That's assuming the malicious syscalls actually fire while Apple is reviewing the app. An iOS malware author would likely do everything possible to prevent the payload going off during the review process; it might be as simple as checking the system time and only launching the obfuscated malicious code a month or two after submission.
Disabling the payload under circumstances that put the perpetrator at risk of being discovered is a very common malware tactic (see Conficker disabling itself if it detects it's being run in the Ukraine, for example).
That's assuming that Apple doesn't think about serving different GPS-coordinates, different IPs, different device IDs, different system time.
And this could very well be completely automated - you just need someone to design a map of gestures / time intervals for simple workflows of the app, and then let the system run the app and interact with it for every possible configuration.
Of course, the malware author could then try different tactics to detect if the app is running inside a virtual machine, and not on a real device. But that's as hard as detecting a well-behaved / modern root-kit, and that also implies certain sequences of system-calls that can be detected.

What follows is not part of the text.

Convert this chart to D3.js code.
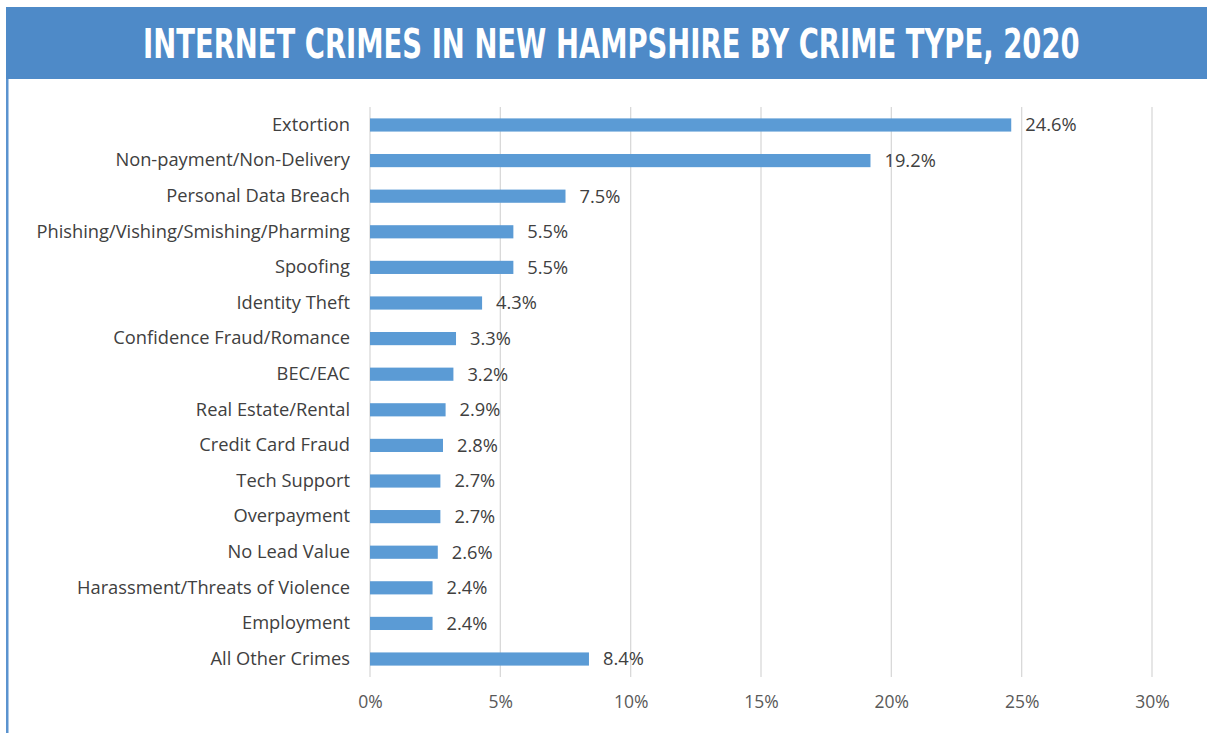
<!DOCTYPE html>
<html>
<head>
<meta charset="utf-8">
<script src="https://cdn.jsdelivr.net/npm/d3@7"></script>
<style>
  body { margin: 0; background: #fff; }
  svg { display: block; }
</style>
</head>
<body>
<svg id="chart"></svg>
<script>
const title = "INTERNET CRIMES IN NEW HAMPSHIRE BY CRIME TYPE, 2020";
const categories = [
  "Extortion", "Non-payment/Non-Delivery", "Personal Data Breach",
  "Phishing/Vishing/Smishing/Pharming", "Spoofing", "Identity Theft",
  "Confidence Fraud/Romance", "BEC/EAC", "Real Estate/Rental",
  "Credit Card Fraud", "Tech Support", "Overpayment", "No Lead Value",
  "Harassment/Threats of Violence", "Employment", "All Other Crimes"
];
const values = [24.6, 19.2, 7.5, 5.5, 5.5, 4.3, 3.3, 3.2, 2.9, 2.8, 2.7, 2.7, 2.6, 2.4, 2.4, 8.4];
const ticks = [0, 5, 10, 15, 20, 25, 30];

const width = 1207, height = 733;
const svg = d3.select('#chart').attr('width', width).attr('height', height);
const font = '"Open Sans", sans-serif';

// header band + left border
svg.append('rect').attr('x', 6).attr('y', 7).attr('width', width - 6).attr('height', 72).attr('fill', '#4E8AC8');
svg.append('rect').attr('x', 6).attr('y', 79).attr('width', 2.5).attr('height', height - 79).attr('fill', '#5B93CF');

// title, squeezed horizontally to the reference width
const titleG = svg.append('g');
const titleText = titleG.append('text')
  .attr('x', 0).attr('y', 0)
  .attr('font-family', '"DejaVu Sans Condensed", "DejaVu Sans", sans-serif')
  .attr('font-weight', 'bold').attr('font-size', 40)
  .attr('fill', '#fff')
  .text(title);
const natural = titleText.node().getComputedTextLength();
titleG.attr('transform', `translate(143,58) scale(${937 / natural},1)`);

const x = d3.scaleLinear().domain([0, 30]).range([370, 1152]);
const y = d3.scaleBand().domain(categories).range([107, 677]).paddingInner(0.63).paddingOuter(0.32);

// gridlines
svg.append('g').selectAll('line').data(ticks).enter().append('line')
  .attr('x1', d => x(d)).attr('x2', d => x(d))
  .attr('y1', 107).attr('y2', 677)
  .attr('stroke', '#d9d9d9').attr('stroke-width', 1.3);

// x axis labels
const xAxis = d3.axisBottom(x).tickValues(ticks).tickSize(0).tickFormat(d => d + '%');
const gx = svg.append('g').attr('transform', 'translate(0,693)').call(xAxis);
gx.select('.domain').remove();
gx.selectAll('text').attr('font-family', font).attr('font-size', 17.5).attr('fill', '#595959');

// y axis labels
const yAxis = d3.axisLeft(y).tickSize(0).tickPadding(20);
const gy = svg.append('g').attr('transform', 'translate(370,0)').call(yAxis);
gy.select('.domain').remove();
gy.selectAll('text').attr('font-family', font).attr('font-size', 18.3).attr('fill', '#404040');

// bars
svg.append('g').selectAll('rect').data(values).enter().append('rect')
  .attr('x', x(0))
  .attr('y', (d, i) => y(categories[i]))
  .attr('width', d => x(d) - x(0))
  .attr('height', y.bandwidth())
  .attr('fill', '#5B9BD5');

// value labels
svg.append('g').selectAll('text').data(values).enter().append('text')
  .attr('x', d => x(d) + 14)
  .attr('y', (d, i) => y(categories[i]) + y.bandwidth() / 2)
  .attr('dy', '0.35em')
  .attr('font-family', font).attr('font-size', 18.3)
  .attr('fill', '#404040')
  .text(d => d.toFixed(1) + '%');
</script>
</body>
</html>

Virtual machines do this all the time, i.e. detecting illegal operations.
Not only that, but it doesn't have to be accurate - it just has to raise a red-flag in some intranet bug-tracker that these and these apps need closer inspection. It also makes it much harder for malware author, because instead of searching just for an iOS / Android exploit, now they also have to game this approval process.
This is practically impossible. You could randomize the input for years and people could get around it. e.g. just make a web request to your website, and depending on the reply, do something nasty. You could never catch this with this sort of automated testing.
That said, I don't think Apple does any kind of audit that targets exploits and only relies on reviews.